Hilaire vient d'hilarité, parce qu'il servit Dieu avec un coeur plein de joie. Ou bien Hilaire vient de altus, haut, élevé, et arès vertu, parce qu'il fut élevé en science et en vertu, durant sa vie. Hilaire viendrait encore de hylè, qui veut dire matière primordiale, qui fut obscure, et en effet, dans ses oeuvres, il y a grande obscurité et profondeur.

Hilaire, évêque de Poitiers, originaire du pays d'Aquitaine, brilla, comme Lucifer, entre les astres. Tout d'abord il fut marié et eut une fille; mais il menait la vie d'un moine sous des habits laïcs; il était avancé en âge et en science, quand il fut élu,évêque. Or, comme le bienheureux Hilaire préservait, non seulement sa ville, mais toute la France, contre les hérétiques, à la suggestion de deux évêques qui s'étaient laissé gâter par l'hérésie, il fut relégué en exil, avec saint Eusèbe, évêque de Verceil, par l'empereur fauteur des hérétiques.
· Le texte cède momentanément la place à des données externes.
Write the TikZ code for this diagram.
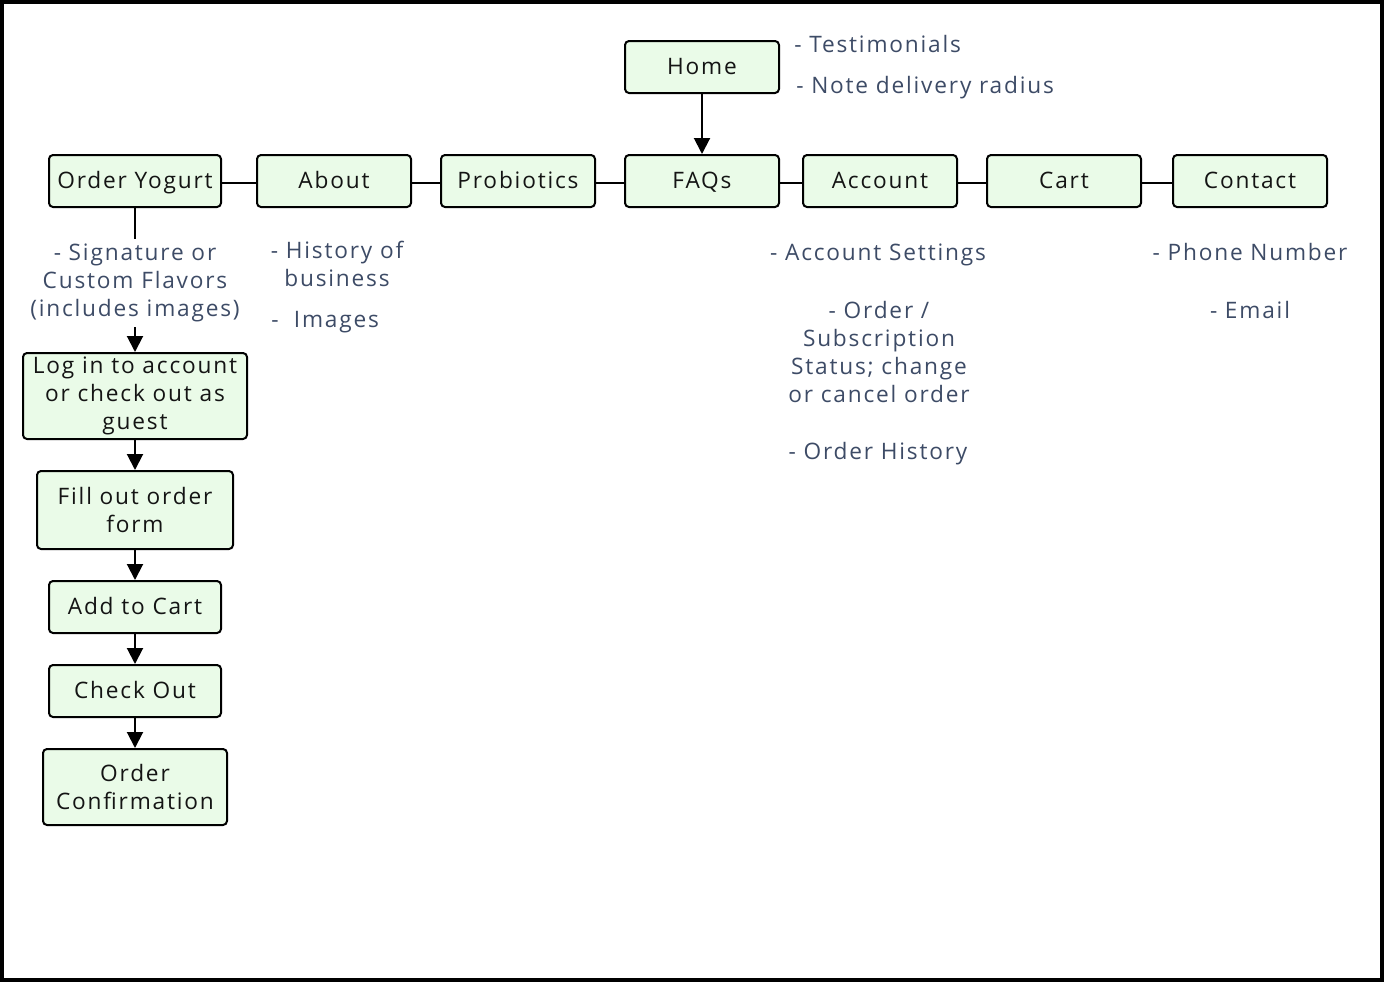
\documentclass[tikz,border=0pt]{standalone}
\usepackage{fontspec}
\setmainfont{Open Sans}[LetterSpace=8]
\usetikzlibrary{arrows.meta}
\definecolor{boxfill}{HTML}{EAFBE8}
\definecolor{notecol}{HTML}{3D4B66}
\begin{document}
\begin{tikzpicture}[x=0.75pt,y=-0.75pt,
  pbox/.style={draw=black,line width=1.5pt,fill=boxfill,rounded corners=3pt,
    inner sep=0pt,align=center,
    font=\fontsize{17}{21}\selectfont,text=black!92},
  onebox/.style={pbox,text height=13pt,text depth=2.5pt},
  note/.style={inner sep=0pt,align=center,font=\fontsize{17}{21}\selectfont,text=notecol},
  link/.style={line width=1.5pt,draw=black},
  arr/.style={line width=1.5pt,draw=black,-{Triangle[length=12pt,width=12pt]}}]
\useasboundingbox (0,0) rectangle (1384,982);
\draw[line width=3pt] (2,2) rectangle (1382,980);
% top row boxes
\node[onebox,minimum width=154*0.75pt,minimum height=52*0.75pt] (home) at (702,67) {Home};
\node[onebox,minimum width=172*0.75pt,minimum height=52*0.75pt] (order) at (135,181) {Order Yogurt};
\node[onebox,minimum width=154*0.75pt,minimum height=52*0.75pt] (about) at (334,181) {About};
\node[onebox,minimum width=154*0.75pt,minimum height=52*0.75pt] (prob) at (518,181) {Probiotics};
\node[onebox,minimum width=154*0.75pt,minimum height=52*0.75pt] (faq) at (702,181) {FAQs};
\node[onebox,minimum width=154*0.75pt,minimum height=52*0.75pt] (acct) at (880,181) {Account};
\node[onebox,minimum width=154*0.75pt,minimum height=52*0.75pt] (cart) at (1064,181) {Cart};
\node[onebox,minimum width=154*0.75pt,minimum height=52*0.75pt] (contact) at (1250,181) {Contact};
% order flow
\node[pbox,minimum width=224*0.75pt,minimum height=86*0.75pt] (login) at (135,396) {Log in to account\\or check out as\\guest};
\node[pbox,minimum width=196*0.75pt,minimum height=78*0.75pt] (fill) at (135,510) {Fill out order\\form};
\node[onebox,minimum width=172*0.75pt,minimum height=52*0.75pt] (add) at (135,607) {Add to Cart};
\node[onebox,minimum width=172*0.75pt,minimum height=52*0.75pt] (check) at (135,691) {Check Out};
\node[pbox,minimum width=184*0.75pt,minimum height=76*0.75pt] (conf) at (135,787) {Order\\Confirmation};
% notes
\node[note,anchor=west] (testi) at (794,44) {- Testimonials};
\node[note,anchor=west] (radius) at (796,88) {- Note delivery radius};
\node[note,minimum height=88*0.75pt] (sig) at (135,283) {- Signature or\\Custom Flavors\\(includes images)};
\node[note] (hist) at (337,264) {- History of\\business};
\node[note,anchor=west] (img) at (271,322) {-\ \ Images};
\node[note] (aset) at (878,255) {- Account Settings};
\node[note] (osub) at (879,352) {- Order /\\Subscription\\Status; change\\or cancel order};
\node[note] (ohist) at (878,454) {- Order History};
\node[note] (phone) at (1250,252) {- Phone Number};
\node[note] (email) at (1250,310) {- Email};
% connectors
\draw[arr] (home) -- (faq);
\draw[link] (order.east |- 0,183) -- (about.west |- 0,183);
\draw[link] (about.east |- 0,183) -- (prob.west |- 0,183);
\draw[link] (prob.east |- 0,183) -- (faq.west |- 0,183);
\draw[link] (faq.east |- 0,183) -- (acct.west |- 0,183);
\draw[link] (acct.east |- 0,183) -- (cart.west |- 0,183);
\draw[link] (cart.east |- 0,183) -- (contact.west |- 0,183);
\draw[link] (order.south) -- (sig.north);
\draw[arr] (sig.south) -- (login.north);
\draw[arr] (login) -- (fill);
\draw[arr] (fill) -- (add);
\draw[arr] (add) -- (check);
\draw[arr] (check) -- (conf);
\end{tikzpicture}
\end{document}
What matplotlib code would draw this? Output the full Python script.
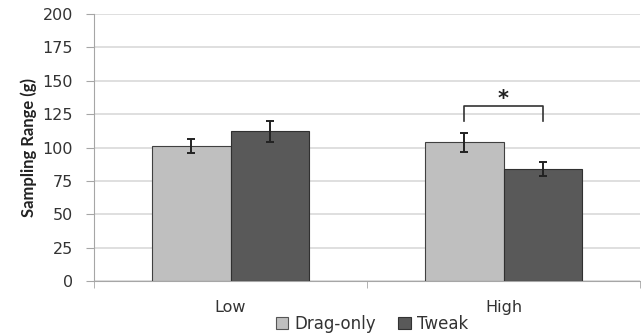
import matplotlib
matplotlib.use("Agg")
import matplotlib.pyplot as plt
import numpy as np
from matplotlib.patches import Patch

categories = ["Low", "High"]
series_names = ["Drag-only", "Tweak"]
drag_only = [101, 104]
tweak = [112, 84]
drag_err = [5, 7]
tweak_err = [8, 5.5]
yticks = [0, 25, 50, 75, 100, 125, 150, 175, 200]

plt.rcParams['font.family'] = ['DejaVu Sans']

fig = plt.figure(figsize=(6.41, 3.35), dpi=100)
ax = fig.add_axes([94/641, 1-281/335, 546/641, 267/335])

x = np.arange(len(categories))
w = 0.286
c_light = "#BFBFBF"
c_dark = "#595959"
ax.bar(x - w/2, drag_only, w, color=c_light, edgecolor="#404040", linewidth=0.8, zorder=3)
ax.bar(x + w/2, tweak, w, color=c_dark, edgecolor="#303030", linewidth=0.8, zorder=3)
ax.errorbar(x - w/2, drag_only, yerr=drag_err, fmt='none', ecolor="#222222", elinewidth=1.4, capsize=3, capthick=1.4, zorder=4)
ax.errorbar(x + w/2, tweak, yerr=tweak_err, fmt='none', ecolor="#222222", elinewidth=1.4, capsize=3, capthick=1.4, zorder=4)

# significance bracket on High
x1, x2 = 1 - w/2, 1 + w/2
ax.plot([x1, x1, x2, x2], [120, 131, 131, 120], color="#333333", linewidth=1.2, zorder=4,
        solid_joinstyle="round")
ax.text((x1 + x2)/2, 128.5, "*", ha="center", va="bottom", fontsize=15, fontweight="bold", color="#222222")

ax.set_xlim(-0.5, 1.5)
ax.set_ylim(0, 200)
ax.set_yticks(yticks)
ax.set_yticklabels([str(t) for t in yticks], fontsize=11.5, color="#333333")
ax.yaxis.grid(True, color="#D9D9D9", linewidth=1.2, zorder=0)
ax.set_axisbelow(True)

ax.set_xticks(x)
ax.set_xticklabels(categories, fontsize=11.5, color="#333333")
ax.set_xticks([-0.5, 0.5, 1.5], minor=True)
ax.tick_params(axis='x', which='major', length=0, pad=14)
ax.tick_params(axis='x', which='minor', length=5, color="#A6A6A6")
ax.tick_params(axis='y', length=6, color="#A6A6A6", pad=9)

for s in ["top", "right"]:
    ax.spines[s].set_visible(False)
ax.spines["left"].set_color("#A6A6A6")
ax.spines["bottom"].set_color("#A6A6A6")

ax.set_ylabel("Sampling Range (g)", fontsize=12, fontweight="bold", color="#222222", labelpad=4,
              family=["Lato", "DejaVu Sans"])

handles = [Patch(facecolor=c_light, edgecolor="#555555", linewidth=0.8),
           Patch(facecolor=c_dark, edgecolor="#333333", linewidth=0.8)]
fig.legend(handles, series_names, loc="center", bbox_to_anchor=(372/641, 1-324/335),
           ncol=2, frameon=False, fontsize=12, handlelength=0.75, handleheight=0.75,
           handletextpad=0.4, columnspacing=1.3, labelcolor="#333333")

fig.savefig("out.png", dpi=100)
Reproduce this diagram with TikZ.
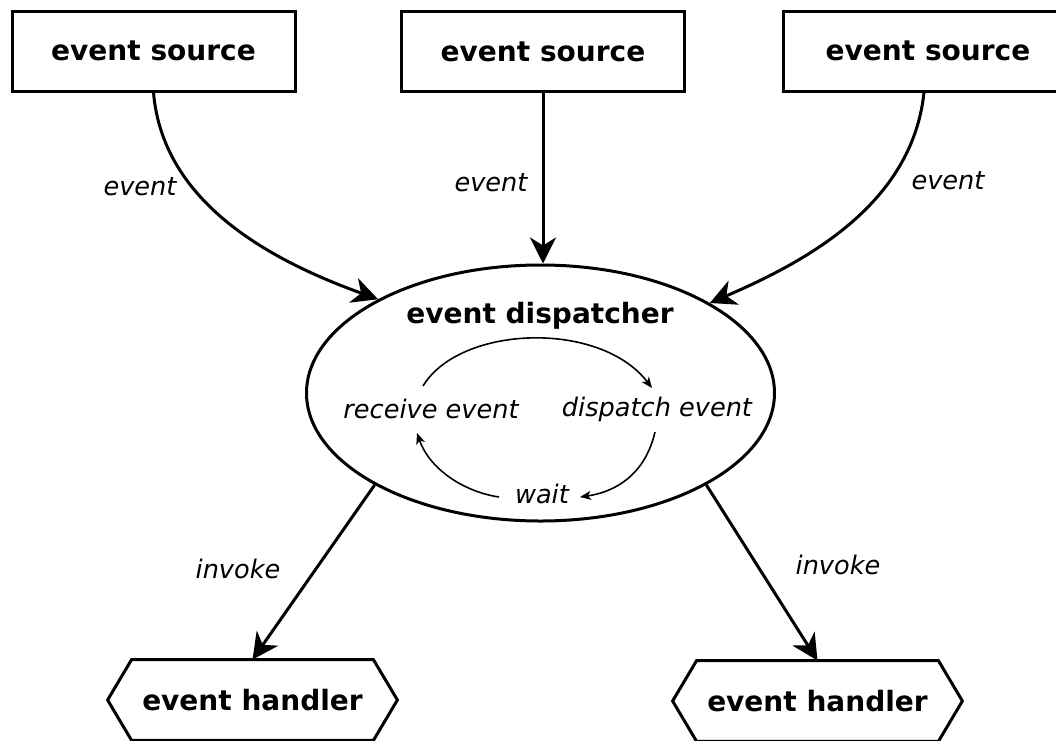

Enfin, comme l'arianisme jetait partout des racines, et que liberté avait été donnée par l'empereur aux évêques, de se réunir et de discuter sur les vérités de la foi, saint Hilaire étant venu, à la requête des susdits évêques qui ne pouvaient supporter son éloquence, il fut forcé de revenir à Poitiers.

* Bréviaire, sa vie.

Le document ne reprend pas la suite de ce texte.